**Data provided**

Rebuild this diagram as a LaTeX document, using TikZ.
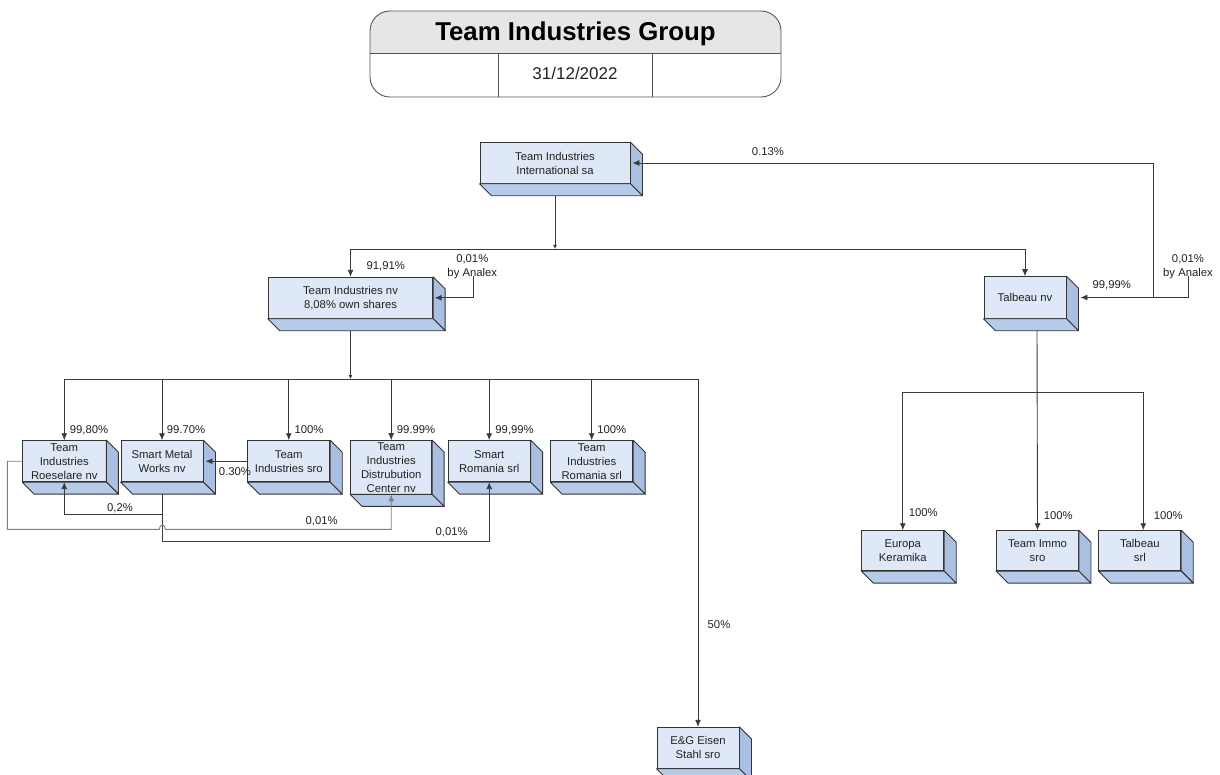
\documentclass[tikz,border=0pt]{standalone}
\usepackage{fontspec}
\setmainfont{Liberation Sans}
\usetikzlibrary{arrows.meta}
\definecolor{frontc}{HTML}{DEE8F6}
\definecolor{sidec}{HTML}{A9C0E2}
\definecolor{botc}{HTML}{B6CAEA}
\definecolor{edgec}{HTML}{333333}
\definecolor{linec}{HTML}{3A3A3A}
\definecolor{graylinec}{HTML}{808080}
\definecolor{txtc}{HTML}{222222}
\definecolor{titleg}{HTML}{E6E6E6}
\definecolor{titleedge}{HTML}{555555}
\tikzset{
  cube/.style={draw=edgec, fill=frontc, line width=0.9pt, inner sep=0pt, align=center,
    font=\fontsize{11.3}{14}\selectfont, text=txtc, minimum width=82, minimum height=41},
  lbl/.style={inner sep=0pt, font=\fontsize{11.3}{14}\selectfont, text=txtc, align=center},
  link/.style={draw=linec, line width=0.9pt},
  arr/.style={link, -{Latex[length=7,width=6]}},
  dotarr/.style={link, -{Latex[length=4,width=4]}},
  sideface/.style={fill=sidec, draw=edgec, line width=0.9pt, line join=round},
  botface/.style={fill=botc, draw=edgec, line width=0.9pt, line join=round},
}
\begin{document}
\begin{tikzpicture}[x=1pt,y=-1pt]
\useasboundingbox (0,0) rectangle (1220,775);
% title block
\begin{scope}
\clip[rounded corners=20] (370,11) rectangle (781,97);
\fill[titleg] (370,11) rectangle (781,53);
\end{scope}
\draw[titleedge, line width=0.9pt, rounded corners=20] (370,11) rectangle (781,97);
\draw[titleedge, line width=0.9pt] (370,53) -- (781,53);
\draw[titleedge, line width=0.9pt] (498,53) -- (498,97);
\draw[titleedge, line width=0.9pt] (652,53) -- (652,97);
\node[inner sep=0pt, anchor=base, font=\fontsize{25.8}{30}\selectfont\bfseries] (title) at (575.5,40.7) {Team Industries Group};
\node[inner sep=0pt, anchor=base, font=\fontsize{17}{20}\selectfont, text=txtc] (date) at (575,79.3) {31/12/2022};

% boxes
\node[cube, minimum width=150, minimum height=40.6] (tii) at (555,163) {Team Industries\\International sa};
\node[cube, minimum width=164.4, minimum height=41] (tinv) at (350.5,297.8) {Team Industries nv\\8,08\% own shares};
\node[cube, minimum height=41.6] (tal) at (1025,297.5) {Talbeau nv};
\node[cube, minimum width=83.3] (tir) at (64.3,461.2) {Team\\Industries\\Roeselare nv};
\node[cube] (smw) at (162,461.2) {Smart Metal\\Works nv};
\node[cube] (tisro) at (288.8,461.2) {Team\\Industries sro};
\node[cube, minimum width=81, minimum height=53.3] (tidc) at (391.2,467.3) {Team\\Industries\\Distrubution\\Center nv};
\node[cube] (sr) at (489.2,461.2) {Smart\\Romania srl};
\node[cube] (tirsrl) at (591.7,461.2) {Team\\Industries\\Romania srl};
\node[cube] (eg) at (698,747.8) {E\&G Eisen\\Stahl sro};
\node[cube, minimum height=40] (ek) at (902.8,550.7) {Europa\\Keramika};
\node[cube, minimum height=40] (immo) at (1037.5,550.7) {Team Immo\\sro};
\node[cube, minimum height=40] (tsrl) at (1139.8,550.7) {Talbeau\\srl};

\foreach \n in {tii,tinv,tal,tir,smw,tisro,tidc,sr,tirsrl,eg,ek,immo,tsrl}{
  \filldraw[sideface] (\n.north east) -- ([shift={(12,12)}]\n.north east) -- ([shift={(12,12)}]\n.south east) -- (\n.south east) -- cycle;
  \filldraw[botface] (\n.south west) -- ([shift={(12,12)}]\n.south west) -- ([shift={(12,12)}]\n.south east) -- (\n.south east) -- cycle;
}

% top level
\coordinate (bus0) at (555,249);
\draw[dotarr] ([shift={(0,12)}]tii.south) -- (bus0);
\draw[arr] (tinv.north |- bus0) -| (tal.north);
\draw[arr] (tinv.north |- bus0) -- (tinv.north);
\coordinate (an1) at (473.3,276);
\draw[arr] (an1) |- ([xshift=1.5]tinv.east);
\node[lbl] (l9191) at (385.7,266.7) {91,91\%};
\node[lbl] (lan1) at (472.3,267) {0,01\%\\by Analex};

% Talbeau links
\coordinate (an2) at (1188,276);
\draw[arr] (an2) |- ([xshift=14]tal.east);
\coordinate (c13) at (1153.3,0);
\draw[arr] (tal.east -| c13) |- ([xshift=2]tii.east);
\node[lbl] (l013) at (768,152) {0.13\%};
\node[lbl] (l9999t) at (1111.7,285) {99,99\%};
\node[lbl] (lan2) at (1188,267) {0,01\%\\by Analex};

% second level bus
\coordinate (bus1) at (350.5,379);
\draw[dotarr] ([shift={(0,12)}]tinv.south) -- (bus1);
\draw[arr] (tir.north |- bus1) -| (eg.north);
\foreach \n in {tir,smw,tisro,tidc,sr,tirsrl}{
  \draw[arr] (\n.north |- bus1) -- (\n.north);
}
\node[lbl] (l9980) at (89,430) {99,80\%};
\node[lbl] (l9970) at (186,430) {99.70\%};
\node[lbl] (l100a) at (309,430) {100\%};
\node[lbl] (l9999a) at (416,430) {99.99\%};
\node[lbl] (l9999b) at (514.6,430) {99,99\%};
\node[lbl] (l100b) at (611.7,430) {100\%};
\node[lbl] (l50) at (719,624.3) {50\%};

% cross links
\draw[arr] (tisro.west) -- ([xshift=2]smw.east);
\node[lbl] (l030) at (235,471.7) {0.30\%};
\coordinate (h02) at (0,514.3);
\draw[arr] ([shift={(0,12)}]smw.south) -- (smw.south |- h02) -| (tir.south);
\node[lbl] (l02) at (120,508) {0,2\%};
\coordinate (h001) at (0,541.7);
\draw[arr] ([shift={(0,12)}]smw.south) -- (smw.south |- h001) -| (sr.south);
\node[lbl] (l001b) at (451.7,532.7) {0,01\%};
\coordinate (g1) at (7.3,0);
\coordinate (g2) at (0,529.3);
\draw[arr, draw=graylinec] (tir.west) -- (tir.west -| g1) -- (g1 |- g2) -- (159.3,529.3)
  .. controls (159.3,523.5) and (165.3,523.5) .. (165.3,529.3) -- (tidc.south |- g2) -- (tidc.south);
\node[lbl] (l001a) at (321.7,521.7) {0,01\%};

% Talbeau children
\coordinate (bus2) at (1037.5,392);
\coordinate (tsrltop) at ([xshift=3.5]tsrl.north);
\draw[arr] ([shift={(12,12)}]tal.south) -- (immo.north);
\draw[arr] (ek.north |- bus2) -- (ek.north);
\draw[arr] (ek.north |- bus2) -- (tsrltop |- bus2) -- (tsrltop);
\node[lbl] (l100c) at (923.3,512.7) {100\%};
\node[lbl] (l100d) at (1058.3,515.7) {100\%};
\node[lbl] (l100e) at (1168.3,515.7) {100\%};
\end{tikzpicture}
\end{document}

**Task prompt**
Reproduce all of the material above word for word. Omit the pictures.

**Answer to this problem**
Rebuild this diagram as a LaTeX document, using TikZ.
\documentclass[tikz,border=0pt]{standalone}
\usepackage{fontspec}
\setmainfont{Liberation Sans}
\usetikzlibrary{arrows.meta}
\definecolor{frontc}{HTML}{DEE8F6}
\definecolor{sidec}{HTML}{A9C0E2}
\definecolor{botc}{HTML}{B6CAEA}
\definecolor{edgec}{HTML}{333333}
\definecolor{linec}{HTML}{3A3A3A}
\definecolor{graylinec}{HTML}{808080}
\definecolor{txtc}{HTML}{222222}
\definecolor{titleg}{HTML}{E6E6E6}
\definecolor{titleedge}{HTML}{555555}
\tikzset{
  cube/.style={draw=edgec, fill=frontc, line width=0.9pt, inner sep=0pt, align=center,
    font=\fontsize{11.3}{14}\selectfont, text=txtc, minimum width=82, minimum height=41},
  lbl/.style={inner sep=0pt, font=\fontsize{11.3}{14}\selectfont, text=txtc, align=center},
  link/.style={draw=linec, line width=0.9pt},
  arr/.style={link, -{Latex[length=7,width=6]}},
  dotarr/.style={link, -{Latex[length=4,width=4]}},
  sideface/.style={fill=sidec, draw=edgec, line width=0.9pt, line join=round},
  botface/.style={fill=botc, draw=edgec, line width=0.9pt, line join=round},
}
\begin{document}
\begin{tikzpicture}[x=1pt,y=-1pt]
\useasboundingbox (0,0) rectangle (1220,775);
% title block
\begin{scope}
\clip[rounded corners=20] (370,11) rectangle (781,97);
\fill[titleg] (370,11) rectangle (781,53);
\end{scope}
\draw[titleedge, line width=0.9pt, rounded corners=20] (370,11) rectangle (781,97);
\draw[titleedge, line width=0.9pt] (370,53) -- (781,53);
\draw[titleedge, line width=0.9pt] (498,53) -- (498,97);
\draw[titleedge, line width=0.9pt] (652,53) -- (652,97);
\node[inner sep=0pt, anchor=base, font=\fontsize{25.8}{30}\selectfont\bfseries] (title) at (575.5,40.7) {Team Industries Group};
\node[inner sep=0pt, anchor=base, font=\fontsize{17}{20}\selectfont, text=txtc] (date) at (575,79.3) {31/12/2022};

% boxes
\node[cube, minimum width=150, minimum height=40.6] (tii) at (555,163) {Team Industries\\International sa};
\node[cube, minimum width=164.4, minimum height=41] (tinv) at (350.5,297.8) {Team Industries nv\\8,08\% own shares};
\node[cube, minimum height=41.6] (tal) at (1025,297.5) {Talbeau nv};
\node[cube, minimum width=83.3] (tir) at (64.3,461.2) {Team\\Industries\\Roeselare nv};
\node[cube] (smw) at (162,461.2) {Smart Metal\\Works nv};
\node[cube] (tisro) at (288.8,461.2) {Team\\Industries sro};
\node[cube, minimum width=81, minimum height=53.3] (tidc) at (391.2,467.3) {Team\\Industries\\Distrubution\\Center nv};
\node[cube] (sr) at (489.2,461.2) {Smart\\Romania srl};
\node[cube] (tirsrl) at (591.7,461.2) {Team\\Industries\\Romania srl};
\node[cube] (eg) at (698,747.8) {E\&G Eisen\\Stahl sro};
\node[cube, minimum height=40] (ek) at (902.8,550.7) {Europa\\Keramika};
\node[cube, minimum height=40] (immo) at (1037.5,550.7) {Team Immo\\sro};
\node[cube, minimum height=40] (tsrl) at (1139.8,550.7) {Talbeau\\srl};

\foreach \n in {tii,tinv,tal,tir,smw,tisro,tidc,sr,tirsrl,eg,ek,immo,tsrl}{
  \filldraw[sideface] (\n.north east) -- ([shift={(12,12)}]\n.north east) -- ([shift={(12,12)}]\n.south east) -- (\n.south east) -- cycle;
  \filldraw[botface] (\n.south west) -- ([shift={(12,12)}]\n.south west) -- ([shift={(12,12)}]\n.south east) -- (\n.south east) -- cycle;
}

% top level
\coordinate (bus0) at (555,249);
\draw[dotarr] ([shift={(0,12)}]tii.south) -- (bus0);
\draw[arr] (tinv.north |- bus0) -| (tal.north);
\draw[arr] (tinv.north |- bus0) -- (tinv.north);
\coordinate (an1) at (473.3,276);
\draw[arr] (an1) |- ([xshift=1.5]tinv.east);
\node[lbl] (l9191) at (385.7,266.7) {91,91\%};
\node[lbl] (lan1) at (472.3,267) {0,01\%\\by Analex};

% Talbeau links
\coordinate (an2) at (1188,276);
\draw[arr] (an2) |- ([xshift=14]tal.east);
\coordinate (c13) at (1153.3,0);
\draw[arr] (tal.east -| c13) |- ([xshift=2]tii.east);
\node[lbl] (l013) at (768,152) {0.13\%};
\node[lbl] (l9999t) at (1111.7,285) {99,99\%};
\node[lbl] (lan2) at (1188,267) {0,01\%\\by Analex};

% second level bus
\coordinate (bus1) at (350.5,379);
\draw[dotarr] ([shift={(0,12)}]tinv.south) -- (bus1);
\draw[arr] (tir.north |- bus1) -| (eg.north);
\foreach \n in {tir,smw,tisro,tidc,sr,tirsrl}{
  \draw[arr] (\n.north |- bus1) -- (\n.north);
}
\node[lbl] (l9980) at (89,430) {99,80\%};
\node[lbl] (l9970) at (186,430) {99.70\%};
\node[lbl] (l100a) at (309,430) {100\%};
\node[lbl] (l9999a) at (416,430) {99.99\%};
\node[lbl] (l9999b) at (514.6,430) {99,99\%};
\node[lbl] (l100b) at (611.7,430) {100\%};
\node[lbl] (l50) at (719,624.3) {50\%};

% cross links
\draw[arr] (tisro.west) -- ([xshift=2]smw.east);
\node[lbl] (l030) at (235,471.7) {0.30\%};
\coordinate (h02) at (0,514.3);
\draw[arr] ([shift={(0,12)}]smw.south) -- (smw.south |- h02) -| (tir.south);
\node[lbl] (l02) at (120,508) {0,2\%};
\coordinate (h001) at (0,541.7);
\draw[arr] ([shift={(0,12)}]smw.south) -- (smw.south |- h001) -| (sr.south);
\node[lbl] (l001b) at (451.7,532.7) {0,01\%};
\coordinate (g1) at (7.3,0);
\coordinate (g2) at (0,529.3);
\draw[arr, draw=graylinec] (tir.west) -- (tir.west -| g1) -- (g1 |- g2) -- (159.3,529.3)
  .. controls (159.3,523.5) and (165.3,523.5) .. (165.3,529.3) -- (tidc.south |- g2) -- (tidc.south);
\node[lbl] (l001a) at (321.7,521.7) {0,01\%};

% Talbeau children
\coordinate (bus2) at (1037.5,392);
\coordinate (tsrltop) at ([xshift=3.5]tsrl.north);
\draw[arr] ([shift={(12,12)}]tal.south) -- (immo.north);
\draw[arr] (ek.north |- bus2) -- (ek.north);
\draw[arr] (ek.north |- bus2) -- (tsrltop |- bus2) -- (tsrltop);
\node[lbl] (l100c) at (923.3,512.7) {100\%};
\node[lbl] (l100d) at (1058.3,515.7) {100\%};
\node[lbl] (l100e) at (1168.3,515.7) {100\%};
\end{tikzpicture}
\end{document}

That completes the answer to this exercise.